# Set problem:
Your task is to write out the complete listing exactly as it is shown.

※ ※ ※

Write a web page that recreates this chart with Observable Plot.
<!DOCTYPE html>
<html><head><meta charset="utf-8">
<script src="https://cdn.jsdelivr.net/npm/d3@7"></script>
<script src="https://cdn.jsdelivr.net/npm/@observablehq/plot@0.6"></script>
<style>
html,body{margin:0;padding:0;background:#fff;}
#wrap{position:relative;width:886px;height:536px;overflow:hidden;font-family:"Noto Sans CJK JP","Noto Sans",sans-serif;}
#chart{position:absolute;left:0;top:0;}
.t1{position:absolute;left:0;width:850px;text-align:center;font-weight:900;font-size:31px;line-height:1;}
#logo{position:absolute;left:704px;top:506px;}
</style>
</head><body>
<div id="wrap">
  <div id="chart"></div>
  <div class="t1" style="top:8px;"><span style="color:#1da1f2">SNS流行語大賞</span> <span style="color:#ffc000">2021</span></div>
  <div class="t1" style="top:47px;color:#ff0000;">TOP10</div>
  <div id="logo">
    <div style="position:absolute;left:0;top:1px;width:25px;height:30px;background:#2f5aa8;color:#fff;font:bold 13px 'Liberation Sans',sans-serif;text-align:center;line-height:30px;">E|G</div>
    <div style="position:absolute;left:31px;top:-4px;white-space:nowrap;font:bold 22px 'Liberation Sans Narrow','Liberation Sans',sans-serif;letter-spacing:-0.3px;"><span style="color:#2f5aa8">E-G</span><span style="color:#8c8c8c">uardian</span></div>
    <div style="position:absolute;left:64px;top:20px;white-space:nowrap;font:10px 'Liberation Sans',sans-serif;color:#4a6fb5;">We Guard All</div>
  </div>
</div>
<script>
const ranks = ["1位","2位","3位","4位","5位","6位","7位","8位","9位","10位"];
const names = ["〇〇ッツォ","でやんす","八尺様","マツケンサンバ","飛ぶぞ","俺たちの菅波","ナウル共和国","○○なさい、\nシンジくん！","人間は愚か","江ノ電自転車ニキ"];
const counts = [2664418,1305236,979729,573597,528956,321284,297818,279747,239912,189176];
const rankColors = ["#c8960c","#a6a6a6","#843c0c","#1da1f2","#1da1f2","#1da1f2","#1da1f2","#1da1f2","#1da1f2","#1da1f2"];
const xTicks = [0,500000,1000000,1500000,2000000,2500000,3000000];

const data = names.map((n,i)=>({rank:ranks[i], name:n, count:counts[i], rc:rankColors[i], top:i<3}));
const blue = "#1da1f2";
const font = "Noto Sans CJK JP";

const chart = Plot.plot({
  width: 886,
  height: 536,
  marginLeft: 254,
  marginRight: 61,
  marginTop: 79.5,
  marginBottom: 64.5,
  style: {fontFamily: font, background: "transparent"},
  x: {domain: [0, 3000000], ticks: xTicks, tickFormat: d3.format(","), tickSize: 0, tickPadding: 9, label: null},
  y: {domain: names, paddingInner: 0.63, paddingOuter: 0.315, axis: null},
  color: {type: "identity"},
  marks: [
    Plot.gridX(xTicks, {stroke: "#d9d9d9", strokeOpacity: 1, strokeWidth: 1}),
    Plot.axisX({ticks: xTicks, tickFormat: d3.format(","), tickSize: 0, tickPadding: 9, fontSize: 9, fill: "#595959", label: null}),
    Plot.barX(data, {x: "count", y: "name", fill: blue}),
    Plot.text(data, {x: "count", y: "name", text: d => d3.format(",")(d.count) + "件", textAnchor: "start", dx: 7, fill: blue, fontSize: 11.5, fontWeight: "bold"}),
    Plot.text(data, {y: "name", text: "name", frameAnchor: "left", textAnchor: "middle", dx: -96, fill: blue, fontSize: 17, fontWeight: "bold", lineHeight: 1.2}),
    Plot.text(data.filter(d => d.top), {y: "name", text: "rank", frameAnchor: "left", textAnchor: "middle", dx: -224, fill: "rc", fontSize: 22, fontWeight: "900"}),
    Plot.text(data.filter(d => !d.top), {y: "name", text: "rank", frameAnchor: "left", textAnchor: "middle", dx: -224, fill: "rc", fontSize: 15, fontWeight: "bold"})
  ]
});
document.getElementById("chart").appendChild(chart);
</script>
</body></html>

※ ※ ※

# Result of the exercise:
Write a web page that recreates this chart with Observable Plot.
<!DOCTYPE html>
<html><head><meta charset="utf-8">
<script src="https://cdn.jsdelivr.net/npm/d3@7"></script>
<script src="https://cdn.jsdelivr.net/npm/@observablehq/plot@0.6"></script>
<style>
html,body{margin:0;padding:0;background:#fff;}
#wrap{position:relative;width:886px;height:536px;overflow:hidden;font-family:"Noto Sans CJK JP","Noto Sans",sans-serif;}
#chart{position:absolute;left:0;top:0;}
.t1{position:absolute;left:0;width:850px;text-align:center;font-weight:900;font-size:31px;line-height:1;}
#logo{position:absolute;left:704px;top:506px;}
</style>
</head><body>
<div id="wrap">
  <div id="chart"></div>
  <div class="t1" style="top:8px;"><span style="color:#1da1f2">SNS流行語大賞</span> <span style="color:#ffc000">2021</span></div>
  <div class="t1" style="top:47px;color:#ff0000;">TOP10</div>
  <div id="logo">
    <div style="position:absolute;left:0;top:1px;width:25px;height:30px;background:#2f5aa8;color:#fff;font:bold 13px 'Liberation Sans',sans-serif;text-align:center;line-height:30px;">E|G</div>
    <div style="position:absolute;left:31px;top:-4px;white-space:nowrap;font:bold 22px 'Liberation Sans Narrow','Liberation Sans',sans-serif;letter-spacing:-0.3px;"><span style="color:#2f5aa8">E-G</span><span style="color:#8c8c8c">uardian</span></div>
    <div style="position:absolute;left:64px;top:20px;white-space:nowrap;font:10px 'Liberation Sans',sans-serif;color:#4a6fb5;">We Guard All</div>
  </div>
</div>
<script>
const ranks = ["1位","2位","3位","4位","5位","6位","7位","8位","9位","10位"];
const names = ["〇〇ッツォ","でやんす","八尺様","マツケンサンバ","飛ぶぞ","俺たちの菅波","ナウル共和国","○○なさい、\nシンジくん！","人間は愚か","江ノ電自転車ニキ"];
const counts = [2664418,1305236,979729,573597,528956,321284,297818,279747,239912,189176];
const rankColors = ["#c8960c","#a6a6a6","#843c0c","#1da1f2","#1da1f2","#1da1f2","#1da1f2","#1da1f2","#1da1f2","#1da1f2"];
const xTicks = [0,500000,1000000,1500000,2000000,2500000,3000000];

const data = names.map((n,i)=>({rank:ranks[i], name:n, count:counts[i], rc:rankColors[i], top:i<3}));
const blue = "#1da1f2";
const font = "Noto Sans CJK JP";

const chart = Plot.plot({
  width: 886,
  height: 536,
  marginLeft: 254,
  marginRight: 61,
  marginTop: 79.5,
  marginBottom: 64.5,
  style: {fontFamily: font, background: "transparent"},
  x: {domain: [0, 3000000], ticks: xTicks, tickFormat: d3.format(","), tickSize: 0, tickPadding: 9, label: null},
  y: {domain: names, paddingInner: 0.63, paddingOuter: 0.315, axis: null},
  color: {type: "identity"},
  marks: [
    Plot.gridX(xTicks, {stroke: "#d9d9d9", strokeOpacity: 1, strokeWidth: 1}),
    Plot.axisX({ticks: xTicks, tickFormat: d3.format(","), tickSize: 0, tickPadding: 9, fontSize: 9, fill: "#595959", label: null}),
    Plot.barX(data, {x: "count", y: "name", fill: blue}),
    Plot.text(data, {x: "count", y: "name", text: d => d3.format(",")(d.count) + "件", textAnchor: "start", dx: 7, fill: blue, fontSize: 11.5, fontWeight: "bold"}),
    Plot.text(data, {y: "name", text: "name", frameAnchor: "left", textAnchor: "middle", dx: -96, fill: blue, fontSize: 17, fontWeight: "bold", lineHeight: 1.2}),
    Plot.text(data.filter(d => d.top), {y: "name", text: "rank", frameAnchor: "left", textAnchor: "middle", dx: -224, fill: "rc", fontSize: 22, fontWeight: "900"}),
    Plot.text(data.filter(d => !d.top), {y: "name", text: "rank", frameAnchor: "left", textAnchor: "middle", dx: -224, fill: "rc", fontSize: 15, fontWeight: "bold"})
  ]
});
document.getElementById("chart").appendChild(chart);
</script>
</body></html>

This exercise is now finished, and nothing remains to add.